**EXERCISE DESCRIPTION**
Only the lines from the start of the data to the line containing "plt.rcParams['font.family'] = ['Liberation", both included, should be output, exactly and without pictures.

------------

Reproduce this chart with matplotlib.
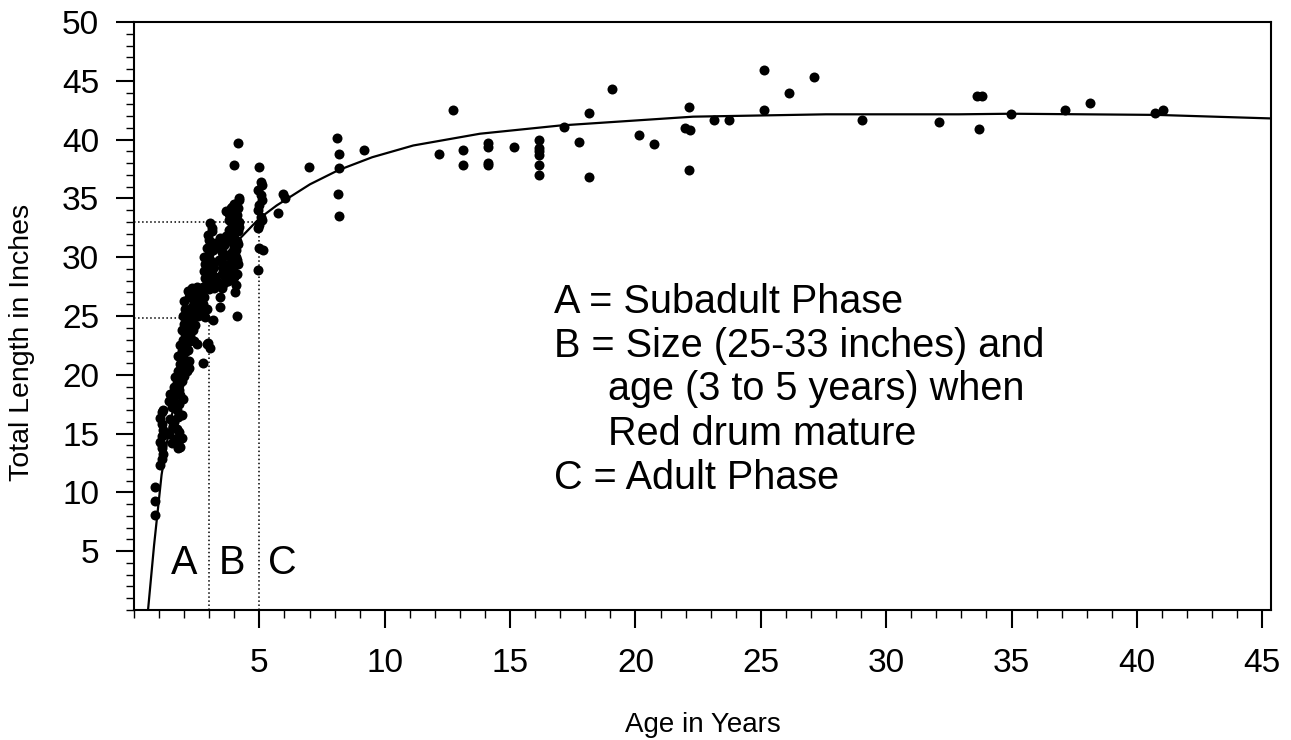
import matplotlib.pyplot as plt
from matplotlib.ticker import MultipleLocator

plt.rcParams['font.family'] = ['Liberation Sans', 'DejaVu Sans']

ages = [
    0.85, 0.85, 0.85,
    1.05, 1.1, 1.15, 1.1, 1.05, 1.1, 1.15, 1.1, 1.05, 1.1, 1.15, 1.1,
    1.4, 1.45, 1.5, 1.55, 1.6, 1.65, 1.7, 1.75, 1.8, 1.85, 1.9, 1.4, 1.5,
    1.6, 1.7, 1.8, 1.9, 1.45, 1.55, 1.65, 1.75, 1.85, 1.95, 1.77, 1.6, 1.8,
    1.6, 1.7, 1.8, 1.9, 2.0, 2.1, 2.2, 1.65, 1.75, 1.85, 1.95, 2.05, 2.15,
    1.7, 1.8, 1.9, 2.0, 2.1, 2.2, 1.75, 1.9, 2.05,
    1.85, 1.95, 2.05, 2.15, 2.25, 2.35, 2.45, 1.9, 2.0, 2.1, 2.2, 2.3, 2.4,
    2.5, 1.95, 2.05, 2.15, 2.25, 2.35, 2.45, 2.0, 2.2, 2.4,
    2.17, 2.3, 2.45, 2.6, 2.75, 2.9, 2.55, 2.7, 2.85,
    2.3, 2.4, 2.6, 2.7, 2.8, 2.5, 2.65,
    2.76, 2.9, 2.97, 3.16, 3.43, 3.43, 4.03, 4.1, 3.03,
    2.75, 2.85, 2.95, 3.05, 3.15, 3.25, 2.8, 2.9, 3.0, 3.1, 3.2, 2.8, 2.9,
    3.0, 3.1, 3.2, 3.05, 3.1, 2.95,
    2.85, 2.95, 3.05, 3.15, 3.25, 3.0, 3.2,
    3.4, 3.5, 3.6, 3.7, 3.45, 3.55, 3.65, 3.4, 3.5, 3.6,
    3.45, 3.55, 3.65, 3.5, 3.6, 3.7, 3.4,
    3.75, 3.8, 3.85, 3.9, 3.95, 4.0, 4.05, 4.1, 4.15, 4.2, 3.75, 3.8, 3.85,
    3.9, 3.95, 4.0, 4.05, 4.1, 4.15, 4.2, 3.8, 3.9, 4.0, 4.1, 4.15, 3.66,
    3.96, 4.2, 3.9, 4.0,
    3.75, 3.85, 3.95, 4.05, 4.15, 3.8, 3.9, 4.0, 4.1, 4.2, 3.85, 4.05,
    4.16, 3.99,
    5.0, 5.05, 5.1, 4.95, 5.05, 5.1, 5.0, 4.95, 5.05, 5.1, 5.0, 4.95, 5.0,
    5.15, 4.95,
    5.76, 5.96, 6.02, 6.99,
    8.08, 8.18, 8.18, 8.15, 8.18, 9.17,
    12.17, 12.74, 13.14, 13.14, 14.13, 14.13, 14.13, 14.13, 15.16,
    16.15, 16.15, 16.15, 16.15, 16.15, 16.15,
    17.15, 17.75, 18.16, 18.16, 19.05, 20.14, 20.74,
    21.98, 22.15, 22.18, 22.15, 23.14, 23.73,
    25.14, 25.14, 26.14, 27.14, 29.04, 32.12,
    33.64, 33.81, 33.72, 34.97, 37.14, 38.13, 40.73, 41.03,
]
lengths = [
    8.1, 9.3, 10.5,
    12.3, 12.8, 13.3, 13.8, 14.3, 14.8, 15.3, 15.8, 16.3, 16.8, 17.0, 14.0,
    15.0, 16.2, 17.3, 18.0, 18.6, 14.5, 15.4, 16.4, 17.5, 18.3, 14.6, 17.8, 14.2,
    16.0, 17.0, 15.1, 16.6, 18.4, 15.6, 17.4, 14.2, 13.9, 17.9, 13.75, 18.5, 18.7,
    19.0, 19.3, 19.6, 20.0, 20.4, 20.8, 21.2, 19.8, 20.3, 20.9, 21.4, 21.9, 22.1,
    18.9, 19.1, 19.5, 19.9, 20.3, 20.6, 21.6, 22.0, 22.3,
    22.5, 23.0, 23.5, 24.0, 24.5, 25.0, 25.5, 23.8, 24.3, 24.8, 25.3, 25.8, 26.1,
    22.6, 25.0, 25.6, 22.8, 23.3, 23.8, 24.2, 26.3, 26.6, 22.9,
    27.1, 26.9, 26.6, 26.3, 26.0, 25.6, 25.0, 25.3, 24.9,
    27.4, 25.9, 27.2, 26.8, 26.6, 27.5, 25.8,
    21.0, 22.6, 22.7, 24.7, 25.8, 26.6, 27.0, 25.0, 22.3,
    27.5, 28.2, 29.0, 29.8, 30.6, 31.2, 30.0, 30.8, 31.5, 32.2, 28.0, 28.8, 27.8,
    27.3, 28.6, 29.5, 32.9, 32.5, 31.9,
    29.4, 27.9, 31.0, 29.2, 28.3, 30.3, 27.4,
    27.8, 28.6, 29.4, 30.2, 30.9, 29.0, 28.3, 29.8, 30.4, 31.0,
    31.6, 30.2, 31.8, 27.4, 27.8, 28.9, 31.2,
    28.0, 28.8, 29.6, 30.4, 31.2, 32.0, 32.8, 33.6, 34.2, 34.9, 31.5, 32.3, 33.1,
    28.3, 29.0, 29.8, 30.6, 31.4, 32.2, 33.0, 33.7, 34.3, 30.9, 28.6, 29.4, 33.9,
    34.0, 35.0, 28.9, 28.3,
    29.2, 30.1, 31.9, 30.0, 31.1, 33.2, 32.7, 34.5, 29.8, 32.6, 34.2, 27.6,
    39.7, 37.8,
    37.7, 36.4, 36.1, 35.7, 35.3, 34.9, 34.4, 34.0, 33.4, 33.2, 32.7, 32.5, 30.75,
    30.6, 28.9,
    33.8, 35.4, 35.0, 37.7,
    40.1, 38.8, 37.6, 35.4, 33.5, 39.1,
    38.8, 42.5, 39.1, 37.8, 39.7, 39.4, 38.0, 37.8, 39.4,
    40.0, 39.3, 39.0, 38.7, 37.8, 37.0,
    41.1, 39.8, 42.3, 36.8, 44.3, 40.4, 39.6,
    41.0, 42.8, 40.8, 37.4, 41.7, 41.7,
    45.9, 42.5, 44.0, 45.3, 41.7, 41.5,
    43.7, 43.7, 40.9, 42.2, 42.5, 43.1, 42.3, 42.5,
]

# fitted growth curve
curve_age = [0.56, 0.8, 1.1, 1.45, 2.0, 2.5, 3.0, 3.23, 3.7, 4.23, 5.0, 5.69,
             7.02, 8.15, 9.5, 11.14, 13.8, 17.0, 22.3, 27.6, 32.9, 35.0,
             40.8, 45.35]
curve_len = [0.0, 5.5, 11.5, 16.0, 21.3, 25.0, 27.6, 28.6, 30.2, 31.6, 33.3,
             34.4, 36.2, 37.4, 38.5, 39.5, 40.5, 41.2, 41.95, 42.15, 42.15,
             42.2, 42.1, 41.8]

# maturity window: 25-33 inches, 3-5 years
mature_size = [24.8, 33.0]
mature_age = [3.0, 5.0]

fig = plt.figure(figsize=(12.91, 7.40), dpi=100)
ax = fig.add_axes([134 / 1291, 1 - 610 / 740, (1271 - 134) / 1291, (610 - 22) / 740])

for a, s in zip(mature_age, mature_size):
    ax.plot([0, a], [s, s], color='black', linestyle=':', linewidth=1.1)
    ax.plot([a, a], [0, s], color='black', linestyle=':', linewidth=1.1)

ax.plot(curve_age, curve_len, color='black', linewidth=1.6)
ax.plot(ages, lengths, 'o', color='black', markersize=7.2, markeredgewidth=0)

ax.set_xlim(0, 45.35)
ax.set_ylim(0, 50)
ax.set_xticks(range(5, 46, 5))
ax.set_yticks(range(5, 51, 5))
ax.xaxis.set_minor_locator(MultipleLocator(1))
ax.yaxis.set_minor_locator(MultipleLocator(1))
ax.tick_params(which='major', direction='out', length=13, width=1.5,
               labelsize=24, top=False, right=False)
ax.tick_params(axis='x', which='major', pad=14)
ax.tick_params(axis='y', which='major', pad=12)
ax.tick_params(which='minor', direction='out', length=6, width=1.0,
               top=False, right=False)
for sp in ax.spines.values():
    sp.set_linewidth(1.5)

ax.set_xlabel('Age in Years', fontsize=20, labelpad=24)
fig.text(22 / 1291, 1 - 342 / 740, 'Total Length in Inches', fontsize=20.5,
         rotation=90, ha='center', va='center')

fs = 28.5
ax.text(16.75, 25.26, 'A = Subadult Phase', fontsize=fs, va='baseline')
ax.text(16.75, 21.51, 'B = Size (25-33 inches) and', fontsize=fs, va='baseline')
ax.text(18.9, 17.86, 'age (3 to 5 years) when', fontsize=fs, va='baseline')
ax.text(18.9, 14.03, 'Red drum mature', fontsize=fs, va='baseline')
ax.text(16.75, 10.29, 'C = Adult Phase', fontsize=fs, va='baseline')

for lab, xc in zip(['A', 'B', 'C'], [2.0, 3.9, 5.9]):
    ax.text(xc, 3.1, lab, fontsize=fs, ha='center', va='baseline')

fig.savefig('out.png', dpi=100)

------------

**PROBLEM SOLUTION**
Reproduce this chart with matplotlib.
import matplotlib.pyplot as plt
from matplotlib.ticker import MultipleLocator

plt.rcParams['font.family'] = ['Liberation Sans', 'DejaVu Sans']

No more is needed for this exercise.